Records from a data collection
• • • •

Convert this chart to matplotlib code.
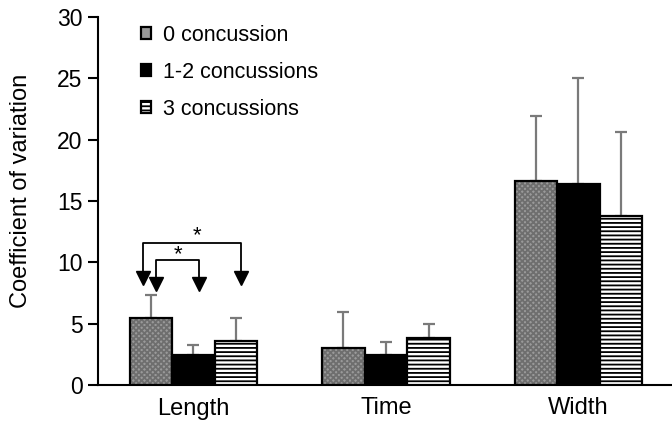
import matplotlib
matplotlib.use("Agg")
import matplotlib.pyplot as plt
import numpy as np

plt.rcParams['font.family'] = ['Liberation Sans', 'DejaVu Sans']
plt.rcParams['hatch.linewidth'] = 1.3

categories = ['Length', 'Time', 'Width']
series_names = ['0 concussion', '1-2 concussions', '3 concussions']
zero_vals = [5.5, 3.0, 16.65]
zero_err = [1.8, 2.95, 5.25]
onetwo_vals = [2.47, 2.47, 16.35]
onetwo_err = [0.83, 1.06, 8.65]
three_vals = [3.6, 3.8, 13.77]
three_err = [1.9, 1.15, 6.83]
yticks = [0, 5, 10, 15, 20, 25, 30]

fig = plt.figure(figsize=(6.72, 4.21), dpi=100)
ax = fig.add_axes([98/672, 36/421, 574/672, 368/421])

x = np.arange(len(categories))
w = 0.221
offs = [-w, 0.0, w]
vals = [zero_vals, onetwo_vals, three_vals]
errs = [zero_err, onetwo_err, three_err]

# gray hatched bars
ax.bar(x + offs[0], zero_vals, w, color='#9a9a9a', edgecolor='#6e6e6e', hatch='xxxxxx', linewidth=0, zorder=2)
b0 = ax.bar(x + offs[0], zero_vals, w, facecolor='none', edgecolor='black', linewidth=1.6, zorder=3, label=series_names[0])
b1 = ax.bar(x + offs[1], onetwo_vals, w, color='black', edgecolor='black', linewidth=1.6, zorder=3, label=series_names[1])
b2 = ax.bar(x + offs[2], three_vals, w, color='white', edgecolor='black', hatch='----', linewidth=1.6, zorder=3, label=series_names[2])

for o, v, e in zip(offs, vals, errs):
    ax.errorbar(x + o, v, yerr=[np.zeros(len(v)), e], fmt='none', ecolor='#7a7a7a',
                elinewidth=1.6, capsize=4, capthick=1.6, zorder=1)

# significance brackets (Length group)
outer = (-0.262, 0.245, 11.6, 8.3)
inner = (-0.195, 0.029, 10.2, 7.8)
head_h = 0.45
for xl, xr, top, tip in (outer, inner):
    ax.plot([xl, xl, xr, xr], [tip + head_h, top, top, tip + head_h], color='black', lw=1.3, zorder=4)
    ax.plot([xl, xr], [tip + head_h, tip + head_h], linestyle='none', marker='v', ms=9.5, color='black', zorder=4)
ax.text(0.018, 12.2, '*', ha='center', va='center', fontsize=16)
ax.text(-0.08, 10.6, '*', ha='center', va='center', fontsize=16)

ax.set_xlim(-0.496, 2.486)
ax.set_ylim(0, 30)
ax.set_yticks(yticks)
ax.set_xticks(x)
ax.set_xticklabels(categories, fontsize=17)
ax.tick_params(axis='x', length=0, pad=9)
ax.tick_params(axis='y', labelsize=16.5, length=7, width=1.5, pad=4)
for s in ['top', 'right']:
    ax.spines[s].set_visible(False)
for s in ['left', 'bottom']:
    ax.spines[s].set_linewidth(1.5)
ax.set_ylabel('Coefficient of variation', fontsize=17)
ax.yaxis.set_label_coords(-0.115, 0.527)

leg = ax.legend(handles=[b0, b1, b2], loc='upper left', bbox_to_anchor=(141/672, 1 - 25/421),
                bbox_transform=fig.transFigure, frameon=False, fontsize=15.5,
                handlelength=0.48, handleheight=0.48, handletextpad=0.55, labelspacing=0.74,
                borderpad=0, borderaxespad=0)
leg.legend_handles[0].set_facecolor('#9a9a9a')

fig.savefig('out.png', dpi=100)
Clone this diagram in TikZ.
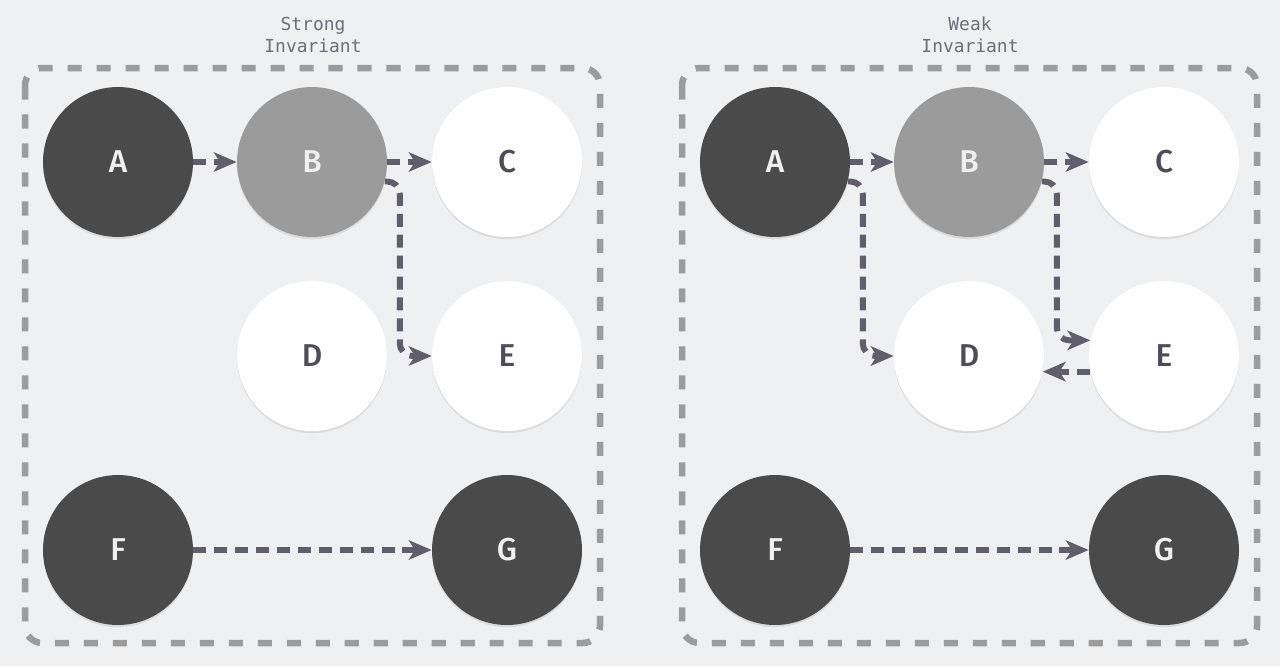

• • • •

▶ **WRITTEN EXERCISE**:
Say how many lines above contain the string "matplotlib". Answer with the number only.

▶ **OUTPUT OF THE EXERCISE**:
4